Poor prior experiences with trying to open up about traditions to the men I’ve dated made me appreciate the enthusiastic response from Jamie all the more. It made me want to go all out for him and to make him look forward to the holiday every year as much as he would if he were American.

I think we may make it after all.

(Jinx.)

In praise of digital relationships, romantic and otherwise

Earlier tonight, as I prepared to go to bed, I looked up a few old schoolmates on Facebook. People to whom I was never particularly close, even then. The ones I found were nearly strangers to me. I have nothing in common with them now, and the only thing I had in common with them then was geography. Even that wasn’t exactly a matter of agency, given that we lived where our parents had chosen to live.

I’ve long rejected the notion that friendships and relationships should be based on geography. Obviously you’ll eventually want to meet your closest online friends and especially your online romantic interests, and romantic partners would ultimately relocate for each other. But choosing a friend or a partner based on elementary school or high school or even college always seemed needlessly limited to me. I know many people who found their long-term partners in school; I wasn’t one of them. And while I do retain close friendships with many people with whom I went to school, I have just as many close friends whom I met through various online means, based on our mutual interests.

Because of my shyness and, to use the technical term, resting bitch face, I’ve long had difficulty getting close to people I meet first in person. I know that I come off as a bit awkward and aloof. I communicate much better in writing. Even my co-workers compliment my humor and wit in our office chat program.
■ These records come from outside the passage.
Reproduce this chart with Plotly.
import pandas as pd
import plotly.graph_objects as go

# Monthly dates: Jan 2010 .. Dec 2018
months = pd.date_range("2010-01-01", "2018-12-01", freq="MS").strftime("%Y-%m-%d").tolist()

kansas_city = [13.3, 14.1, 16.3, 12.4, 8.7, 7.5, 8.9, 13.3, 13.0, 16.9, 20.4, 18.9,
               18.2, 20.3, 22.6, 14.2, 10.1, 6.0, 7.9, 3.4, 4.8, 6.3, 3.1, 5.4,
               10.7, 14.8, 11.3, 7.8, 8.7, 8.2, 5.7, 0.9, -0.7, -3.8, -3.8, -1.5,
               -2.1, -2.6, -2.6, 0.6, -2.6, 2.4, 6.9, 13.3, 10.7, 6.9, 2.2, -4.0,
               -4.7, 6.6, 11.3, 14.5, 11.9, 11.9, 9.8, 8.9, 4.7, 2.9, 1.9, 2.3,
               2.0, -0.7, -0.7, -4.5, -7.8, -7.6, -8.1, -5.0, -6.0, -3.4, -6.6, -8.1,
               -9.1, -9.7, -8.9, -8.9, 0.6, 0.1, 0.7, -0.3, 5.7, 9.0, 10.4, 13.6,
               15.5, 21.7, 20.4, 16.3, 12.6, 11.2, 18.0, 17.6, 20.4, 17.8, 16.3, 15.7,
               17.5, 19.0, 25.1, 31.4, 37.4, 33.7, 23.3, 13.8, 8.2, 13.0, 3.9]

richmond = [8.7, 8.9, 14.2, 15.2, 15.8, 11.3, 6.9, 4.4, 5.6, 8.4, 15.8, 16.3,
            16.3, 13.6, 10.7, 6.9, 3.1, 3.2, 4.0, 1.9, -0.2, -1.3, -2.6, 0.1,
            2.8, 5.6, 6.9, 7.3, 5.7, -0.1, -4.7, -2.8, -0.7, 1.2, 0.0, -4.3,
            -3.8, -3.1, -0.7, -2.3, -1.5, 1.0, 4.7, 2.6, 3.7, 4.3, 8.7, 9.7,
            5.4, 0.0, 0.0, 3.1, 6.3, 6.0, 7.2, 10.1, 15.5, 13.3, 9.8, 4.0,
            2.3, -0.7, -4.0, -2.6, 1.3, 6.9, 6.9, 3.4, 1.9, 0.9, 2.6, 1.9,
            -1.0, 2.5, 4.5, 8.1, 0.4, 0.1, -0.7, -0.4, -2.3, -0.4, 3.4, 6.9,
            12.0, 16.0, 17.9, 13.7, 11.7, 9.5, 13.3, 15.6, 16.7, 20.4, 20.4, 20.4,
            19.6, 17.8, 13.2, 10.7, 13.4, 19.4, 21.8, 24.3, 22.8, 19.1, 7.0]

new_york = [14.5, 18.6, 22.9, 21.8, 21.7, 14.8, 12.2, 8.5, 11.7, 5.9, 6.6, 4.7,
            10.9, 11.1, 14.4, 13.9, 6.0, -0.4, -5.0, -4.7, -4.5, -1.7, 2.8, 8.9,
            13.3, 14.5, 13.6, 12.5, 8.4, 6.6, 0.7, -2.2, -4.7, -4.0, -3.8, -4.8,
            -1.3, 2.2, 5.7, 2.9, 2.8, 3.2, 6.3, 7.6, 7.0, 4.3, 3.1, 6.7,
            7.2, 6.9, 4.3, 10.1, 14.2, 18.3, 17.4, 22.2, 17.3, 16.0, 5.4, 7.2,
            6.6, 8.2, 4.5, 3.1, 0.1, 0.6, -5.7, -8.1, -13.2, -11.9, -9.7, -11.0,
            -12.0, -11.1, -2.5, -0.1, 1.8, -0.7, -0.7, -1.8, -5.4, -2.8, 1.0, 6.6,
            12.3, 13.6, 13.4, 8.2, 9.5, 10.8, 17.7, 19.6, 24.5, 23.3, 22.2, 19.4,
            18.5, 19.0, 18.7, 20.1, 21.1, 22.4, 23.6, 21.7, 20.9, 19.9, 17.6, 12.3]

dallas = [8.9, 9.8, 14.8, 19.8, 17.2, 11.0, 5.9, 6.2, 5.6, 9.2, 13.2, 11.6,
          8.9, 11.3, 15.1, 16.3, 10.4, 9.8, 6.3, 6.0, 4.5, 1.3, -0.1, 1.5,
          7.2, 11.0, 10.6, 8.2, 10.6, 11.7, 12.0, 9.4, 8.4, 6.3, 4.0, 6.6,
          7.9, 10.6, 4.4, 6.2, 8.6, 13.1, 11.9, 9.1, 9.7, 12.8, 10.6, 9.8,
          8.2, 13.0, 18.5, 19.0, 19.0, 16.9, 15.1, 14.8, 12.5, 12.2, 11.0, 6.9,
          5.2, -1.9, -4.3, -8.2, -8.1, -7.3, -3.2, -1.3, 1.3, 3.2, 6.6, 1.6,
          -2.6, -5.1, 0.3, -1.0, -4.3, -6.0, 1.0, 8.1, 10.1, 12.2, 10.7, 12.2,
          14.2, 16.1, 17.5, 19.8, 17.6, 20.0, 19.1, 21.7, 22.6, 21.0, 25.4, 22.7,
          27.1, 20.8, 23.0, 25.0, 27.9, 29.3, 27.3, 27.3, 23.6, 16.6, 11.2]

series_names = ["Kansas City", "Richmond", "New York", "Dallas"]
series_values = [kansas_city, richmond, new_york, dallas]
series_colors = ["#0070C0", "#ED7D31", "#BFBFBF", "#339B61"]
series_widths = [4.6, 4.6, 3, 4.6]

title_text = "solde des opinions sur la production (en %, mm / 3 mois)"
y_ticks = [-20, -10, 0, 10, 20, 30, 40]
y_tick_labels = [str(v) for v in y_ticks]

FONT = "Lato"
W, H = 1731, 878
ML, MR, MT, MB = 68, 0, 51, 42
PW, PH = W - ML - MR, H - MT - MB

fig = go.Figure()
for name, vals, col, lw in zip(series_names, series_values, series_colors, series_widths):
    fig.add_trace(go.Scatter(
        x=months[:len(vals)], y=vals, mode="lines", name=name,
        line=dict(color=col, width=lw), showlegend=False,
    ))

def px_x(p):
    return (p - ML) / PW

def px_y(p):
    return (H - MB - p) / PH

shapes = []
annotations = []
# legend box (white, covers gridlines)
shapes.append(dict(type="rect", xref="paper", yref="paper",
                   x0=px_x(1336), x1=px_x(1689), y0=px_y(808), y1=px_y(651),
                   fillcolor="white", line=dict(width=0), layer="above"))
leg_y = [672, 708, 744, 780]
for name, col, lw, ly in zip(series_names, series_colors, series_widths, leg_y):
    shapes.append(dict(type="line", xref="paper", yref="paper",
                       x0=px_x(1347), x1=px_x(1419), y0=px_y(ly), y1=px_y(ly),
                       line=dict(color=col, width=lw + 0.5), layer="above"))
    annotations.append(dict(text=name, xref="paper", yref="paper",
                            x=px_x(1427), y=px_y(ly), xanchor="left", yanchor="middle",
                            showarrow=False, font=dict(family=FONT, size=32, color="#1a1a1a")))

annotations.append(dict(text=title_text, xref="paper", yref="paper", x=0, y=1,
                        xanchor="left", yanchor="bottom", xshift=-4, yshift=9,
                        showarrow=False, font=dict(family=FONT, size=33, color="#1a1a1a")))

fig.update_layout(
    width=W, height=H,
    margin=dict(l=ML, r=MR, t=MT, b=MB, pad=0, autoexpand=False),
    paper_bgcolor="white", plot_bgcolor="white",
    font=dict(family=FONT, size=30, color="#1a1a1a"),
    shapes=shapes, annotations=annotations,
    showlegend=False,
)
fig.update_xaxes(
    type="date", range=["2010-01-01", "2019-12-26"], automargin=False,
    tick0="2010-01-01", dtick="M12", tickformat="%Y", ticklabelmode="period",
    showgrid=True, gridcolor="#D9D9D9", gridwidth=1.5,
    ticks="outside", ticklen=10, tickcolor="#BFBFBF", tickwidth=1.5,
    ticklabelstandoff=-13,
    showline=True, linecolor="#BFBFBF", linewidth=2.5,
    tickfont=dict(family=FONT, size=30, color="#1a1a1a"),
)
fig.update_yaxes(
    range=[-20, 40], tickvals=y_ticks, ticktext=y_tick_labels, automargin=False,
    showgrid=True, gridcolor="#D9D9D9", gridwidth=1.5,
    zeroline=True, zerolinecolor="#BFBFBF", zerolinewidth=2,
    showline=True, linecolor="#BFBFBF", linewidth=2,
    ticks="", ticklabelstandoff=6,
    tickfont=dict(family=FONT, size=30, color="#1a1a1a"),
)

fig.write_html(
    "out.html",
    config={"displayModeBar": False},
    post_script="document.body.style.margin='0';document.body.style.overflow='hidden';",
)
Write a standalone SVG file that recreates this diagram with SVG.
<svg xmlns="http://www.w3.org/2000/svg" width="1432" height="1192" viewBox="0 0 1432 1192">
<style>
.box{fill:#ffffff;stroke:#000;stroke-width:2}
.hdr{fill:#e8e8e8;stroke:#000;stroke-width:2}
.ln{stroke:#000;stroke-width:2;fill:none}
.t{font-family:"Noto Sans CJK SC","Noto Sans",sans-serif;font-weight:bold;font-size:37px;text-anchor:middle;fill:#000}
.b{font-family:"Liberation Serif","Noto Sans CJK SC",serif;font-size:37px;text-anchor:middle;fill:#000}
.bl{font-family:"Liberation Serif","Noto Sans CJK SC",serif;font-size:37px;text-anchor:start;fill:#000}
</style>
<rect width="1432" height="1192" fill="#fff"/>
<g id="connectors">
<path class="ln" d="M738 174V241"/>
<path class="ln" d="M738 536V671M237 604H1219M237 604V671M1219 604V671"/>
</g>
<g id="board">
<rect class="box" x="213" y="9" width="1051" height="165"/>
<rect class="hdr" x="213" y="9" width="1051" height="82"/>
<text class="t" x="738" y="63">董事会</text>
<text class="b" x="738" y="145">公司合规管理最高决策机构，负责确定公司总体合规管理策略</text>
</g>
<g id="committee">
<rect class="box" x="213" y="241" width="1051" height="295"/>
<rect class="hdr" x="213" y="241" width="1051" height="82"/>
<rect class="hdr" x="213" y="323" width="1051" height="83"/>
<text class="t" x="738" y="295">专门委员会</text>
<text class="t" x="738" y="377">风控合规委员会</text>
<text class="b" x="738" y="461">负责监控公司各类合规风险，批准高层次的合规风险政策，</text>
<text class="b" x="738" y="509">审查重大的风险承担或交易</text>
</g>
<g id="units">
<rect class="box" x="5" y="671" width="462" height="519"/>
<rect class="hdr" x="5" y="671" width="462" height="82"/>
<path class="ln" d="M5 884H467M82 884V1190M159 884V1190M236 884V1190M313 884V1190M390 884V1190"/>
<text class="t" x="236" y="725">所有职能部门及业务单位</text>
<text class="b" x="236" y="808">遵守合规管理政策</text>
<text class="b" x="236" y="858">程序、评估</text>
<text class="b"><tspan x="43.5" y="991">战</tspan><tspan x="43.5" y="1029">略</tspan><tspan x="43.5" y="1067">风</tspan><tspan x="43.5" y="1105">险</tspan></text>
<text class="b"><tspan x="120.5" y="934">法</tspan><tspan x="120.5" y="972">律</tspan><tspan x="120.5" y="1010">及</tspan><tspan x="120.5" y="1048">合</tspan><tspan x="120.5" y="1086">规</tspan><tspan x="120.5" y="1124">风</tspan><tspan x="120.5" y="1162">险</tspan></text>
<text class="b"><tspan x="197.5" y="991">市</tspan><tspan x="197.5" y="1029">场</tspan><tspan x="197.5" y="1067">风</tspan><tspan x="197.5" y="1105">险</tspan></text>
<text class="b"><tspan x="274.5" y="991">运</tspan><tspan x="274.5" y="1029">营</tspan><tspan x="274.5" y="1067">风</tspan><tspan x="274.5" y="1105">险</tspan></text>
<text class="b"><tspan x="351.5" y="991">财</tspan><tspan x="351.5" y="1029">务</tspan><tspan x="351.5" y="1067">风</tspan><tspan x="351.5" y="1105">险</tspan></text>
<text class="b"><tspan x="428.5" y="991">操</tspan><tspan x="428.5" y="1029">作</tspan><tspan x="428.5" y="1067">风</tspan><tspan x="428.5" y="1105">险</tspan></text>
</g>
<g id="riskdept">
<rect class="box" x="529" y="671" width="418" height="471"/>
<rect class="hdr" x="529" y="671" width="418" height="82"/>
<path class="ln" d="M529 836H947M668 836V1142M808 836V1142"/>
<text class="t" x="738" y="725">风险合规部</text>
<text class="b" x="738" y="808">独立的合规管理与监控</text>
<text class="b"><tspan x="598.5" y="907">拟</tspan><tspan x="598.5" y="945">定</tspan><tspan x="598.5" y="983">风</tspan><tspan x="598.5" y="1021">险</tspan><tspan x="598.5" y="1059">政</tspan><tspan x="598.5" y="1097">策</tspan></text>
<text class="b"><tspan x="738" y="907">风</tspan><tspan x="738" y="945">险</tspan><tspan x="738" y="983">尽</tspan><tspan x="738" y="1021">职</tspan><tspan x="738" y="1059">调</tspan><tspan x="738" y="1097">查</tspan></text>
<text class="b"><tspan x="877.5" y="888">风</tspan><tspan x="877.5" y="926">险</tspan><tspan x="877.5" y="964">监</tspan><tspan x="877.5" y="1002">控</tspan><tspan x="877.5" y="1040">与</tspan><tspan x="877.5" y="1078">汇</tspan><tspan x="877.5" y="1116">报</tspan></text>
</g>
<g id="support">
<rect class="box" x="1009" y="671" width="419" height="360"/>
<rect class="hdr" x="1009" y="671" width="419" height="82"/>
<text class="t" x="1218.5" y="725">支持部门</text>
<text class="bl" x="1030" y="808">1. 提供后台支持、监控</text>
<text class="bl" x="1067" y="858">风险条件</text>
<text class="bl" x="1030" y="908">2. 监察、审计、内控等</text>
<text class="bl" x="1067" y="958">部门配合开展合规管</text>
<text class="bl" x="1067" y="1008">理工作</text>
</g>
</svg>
So it makes sense that someone like me would more easily forge written-based relationships. 

One of my best friends now is someone I’d have never met at all, in person or otherwise, were it not for our mutual love of Harry Potter and various other geekery. We crossed paths online over five years ago and up to this point we’ve visited each other and we regularly chat long-distance about other things: cooking, pets, work, moving. I talk to her about things I’d talk to any true friend about in person.

My current long-distance partner (soon to, in a few weeks, hopefully become my short-distance partner for a few days at least) approached me because he admired my online writing about, of all things, “A Song of Ice and Fire.” That was six months ago and we’ve been talking non-stop ever since. Though I’m eager to see him, I don’t consider what we have to be inherently less meaningful because it’s mostly based on written communication.

Finally, the peril of going to school in the Midwest and in England and living on the East Coast is that nearly all of my friends, even if they began as in-person friends, became long-distance friends. Written communication is absolutely essential, whether it’s a tweet, email, text, Facebook message or something else. This is what helps me sustain my friendships, because the vast majority of my friends live hundreds or thousands of miles away.

I have more in common with a handful of people thousands of miles away in England than I do with a handful of people in Kansas with whom I shared a few years of schooling 20-odd years ago. It’s worth it to me to forsake in-person interactions for the time being in exchange for a deeper emotional attachment through writing. I wouldn’t trade a day’s worth of emails with my partner for 50 middling OKCupid dates in D.C.